Peki, bu kaygılar sadece Türk annelerinde mi var? İçiniz rahat olsun. Amerika başta olmak üzere Arjantin, Brezilya, Birleşik Krallık, Fransa, Hindistan, Tayland, Çin ve Güney Afrika’da anneleri kapsayan araştırmanın sonuçları, dünyanın her yerinde annelerin aşağı yukarı aynı nedenlerle çocuklarını dışarı göndermediklerini ortaya koyuyor.
Bu önemli araştırmanın sonuçlarını uzun uzun yazmayacağım. Ama bilmenizin yararını göreceğiniz birkaç noktayı paylaşacağım. Türkiye’deki annelerin yüzde 73’ü çocuklarının dışarıda oynarken daha mutlu olduğunu söylüyor. 10 anneden 9’u, izin verildiği sürece çocuklarının hep dışarıda oynamak istediğini ifade ediyor. Türk anneler oyun eksikliğinin çocuklarını duygusal olarak engelleyeceğine inanmak konusunda da diğer annelere yüksek oranda fark atıyor. Oyun zamanı yetersizliği nedeniyle çocuklarının daha mutsuz ve huysuz olduğu fikrine inananların oranı yüzde 86. Türk annelerin yüzde 65’i, yani global oranın üzerinde bir kısmı, çocuklarının sağlıklı gelişimi için dışarıda oynamasının gerekliliğini biliyor. Ancak, yüzde 83’ü güvenlik endişesi nedeniyle çocuklarının dışarıda oynamasına izin vermiyor. Çok daha basit bir anlatımla, çeşitli korkular yüzünden 10 anneden 8’i çocuklarını evde hapsediyor! Böylece çocuklar "çocukluk dönemini" yaşamaktan ve deneyimsel öğrenimden gittikçe uzaklaşıyor, hayata yabancılaşıyor.
Yaşayarak öğrensinler
Unilever’in yaptığı bu araştırma ülkemizdeki annelerin içinde olduğu ruh halini saptıyor. Prof. Dr. Yankı Yazgan’a göre, anneler bir yandan çocuklarına güvenli ve mutlu bir gelecek sağlamak isterken, öte yandan da çocuklarının bu geleceğe ulaşmak için bugün ihtiyacı olan yaşayarak öğrenme hakkını kullanmasına inanıp arzu etseler de, kaygıları sebebiyle istedikleri kadar yardımcı olamıyorlar.

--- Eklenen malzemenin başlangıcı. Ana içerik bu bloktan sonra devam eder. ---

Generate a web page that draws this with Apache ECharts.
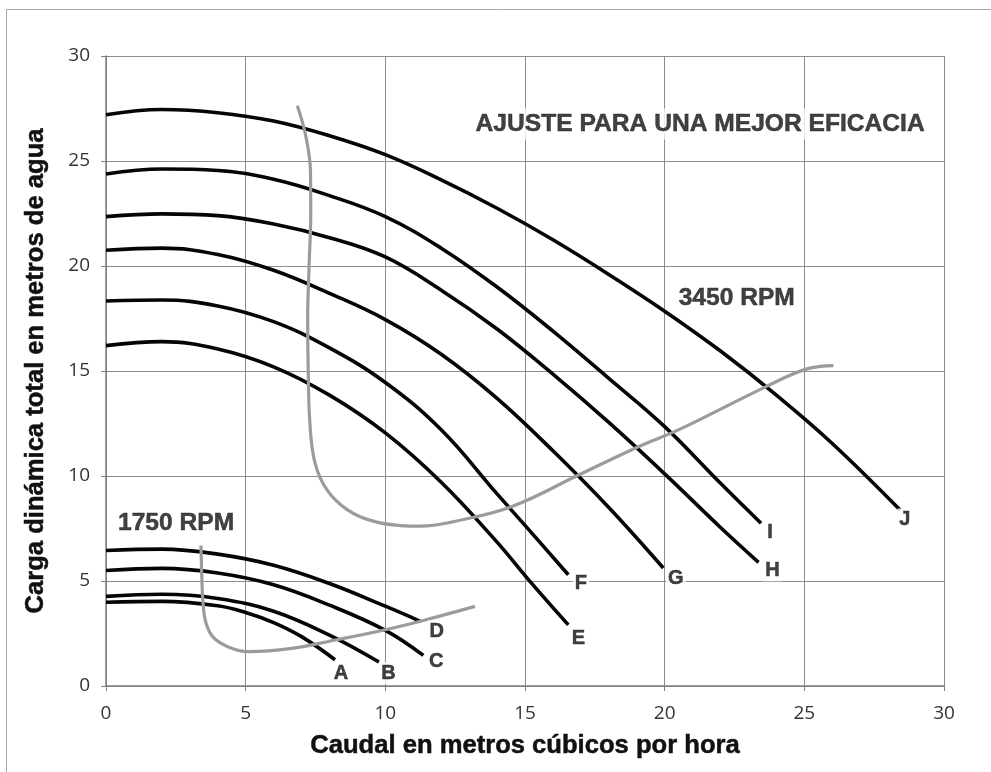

Deneyimsel öğrenmenin önemi son 50 yıldır birçok teorisyen tarafından vurgulanıyor. Bu önemi annelere daha iyi anlatabilmek için Prof. Dr. Singer’ın liderliğinde yapılan araştırma sonuçlarından da yola çıkılarak Omo "Kirlenmek Güzeldir" kampanyasını ileri bir adıma taşıdı. Kampanyayla, anneler çeşitli nedenler sonucu çocuklarının "uygulayarak öğrenme" yöntemlerine yaptıkları olumsuz etkiler hakkında bilinçlendirilecek.
Annelerin kaygılarını azaltacak "yaşayarak öğrenme" ortamlarının sağlanması, bu kaygıların gerçekçi olmayan kısımlarının giderilmesi ve bilgilendirilmesi sağlanacak. Evin dışına çıkabilmek, sokakta, bahçede, parkta yaşayarak öğrenmek, çocuk olma hakkını kullanmak, oynamak, keşfetmek, hayal kurmak, arkadaşlık etmek, annelerimizin en çok arzu ettiği güvenli ve mutlu geleceğin oluşmasının en doğal yolu. Çocukların bütün bu temel ihtiyaçlarını karşılamaya hakları var.
Ne dersiniz, çocuklarımıza "oyun oynama ve çocuk olma haklarını" geri verelim mi?